La ville de Hodeida, port stratégique de l’ouest du Yémen et principal front du conflit, reste le théâtre de violents combats et raids aériens qui mettent en péril la trêve conclue en Suède sous l’égide de l’ONU entre forces loyalistes et rebelles Houthis.
Hier, des échanges de tirs sporadiques étaient rapportés par des habitants de cette cité des rives de la mer Rouge qui constitue le point d’entrée des opérations humanitaires au Yémen, pays pauvre ravagé par des années de guerre. «On entend les bruits de raids et d’échanges de tirs sans pouvoir les localiser», a dit un des habitants joints par téléphone, sous le couvert de l’anonymat. Mais ce sont surtout les affrontements et raids aériens de la nuit, les plus violents depuis l’annonce du cessez-le-feu jeudi, qui inquiètent, les belligérants s’accusant d’en porter la responsabilité. Au moins 29 combattants, dont 22 rebelles Houthis, ont été tués dans ces combats, a affirmé à l’AFP un responsable pro-gouvernemental. Ce bilan n’a pu être confirmé de source indépendante jusqu’à présent. Sept rebelles ont en outre été capturés lors d’une offensive des Houthis contre la localité d’Al-Douraihimi, à environ 20 km au sud de Hodeida, a ajouté la même source. L’agence de presse Saba contrôlée par les Houthis a de son côté affirmé que l’aviation de la coalition menée par l’Arabie saoudite continuait de procéder à des raids aériens dimanche dans la province de Hodeida. Elle a accusé les forces pro-gouvernementales d’avoir bombardé samedi soir des quartiers résidentiels de la ville. Tout en notant que les combats avaient baissé d’intensité à l’aube, un habitant de Hodeida a confirmé le caractère «violent» des affrontements de la nuit. Il a noté que le bruit d’avions survolant la ville avait été entendu toute la nuit.
«Réussite»?
Des combats sporadiques avaient été signalés dès vendredi soir dans les quartiers est et sud de Hodeida, au lendemain même de l’annonce du cessez-le-feu conclu en Suède entre les rebelles et les forces loyales au président Abd Rabbo Mansour Hadi.

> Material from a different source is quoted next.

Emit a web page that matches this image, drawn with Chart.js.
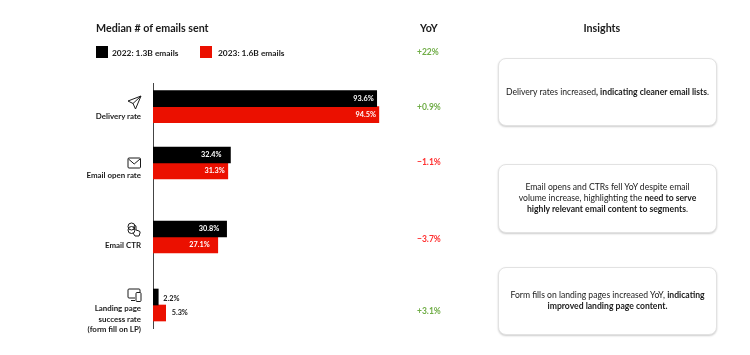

Selon les termes de cet accord, le cessez-le-feu devait pourtant entrer «immédiatement» en vigueur à Hodeida, ville tenue par la rébellion et qui constitue le principal point de fixation du conflit depuis des mois. Le retrait des combattants est lui prévu dans les «prochains jours». Même si la fragilité du processus est connu de tous, les rebelles Houthis avaient qualifié samedi de «réussite» l’accord conclu en Suède au terme des premiers pourparlers depuis 2016. Outre une trêve à Hodeida, cet accord prévoit un échange de quelque 15.000 combattants faits prisonniers ainsi que des mesures pour faciliter l’acheminement de l’aide humanitaire à Taëz (sud-ouest), ville aux mains des loyalistes et assiégée par la rébellion.
«Premier pas vital»
Les pourparlers inter-yéménites doivent par ailleurs reprendre fin janvier pour tenter de définir un cadre de négociation en vue d’un règlement global. Depuis 2014, la guerre au Yémen a fait au moins 10.000 morts et des millions de personnes sont menacées de famine dans ce pays où sévit «la pire crise humanitaire du monde», selon l’ONU. La guerre oppose les partisans du gouvernement soutenus depuis 2015 par une coalition militaire dirigée par l’Arabie saoudite aux rebelles Houthis soutenus par l’Iran, le grand rival chiite de Ryad. Conscient de la fragilité de l’accord, l’émissaire de l’ONU au Yémen, Martin Griffiths, a réclamé dès vendredi le déploiement au plus vite d’observateurs internationaux à Hodeida et dans des ports de la province. «Permettre à l’ONU d’avoir un rôle dirigeant dans les ports est un premier pas vital. Nous devons voir cela arriver dans les jours qui viennent», a argué M. Griffiths lors d’une liaison vidéo avec le Conseil de sécurité depuis ses bureaux établis en Jordanie. Selon des diplomates, quelque 30 à 40 observateurs pourraient être déployés à Hodeida, ville d’environ 600.000 habitants. Dans le conflit yéménite, d’autres points de blocage persistent, notamment celui concernant l’aéroport de Sanaa. La capitale elle-même est entre les mains des rebelles Houthis depuis 2014. Lors des pourparlers de Suède, aucun accord n’a été trouvé sur cet aéroport international dont l’ouverture est réclamée avec insistance par les rebelles et qui est soumis à un embargo de fait de la coalition.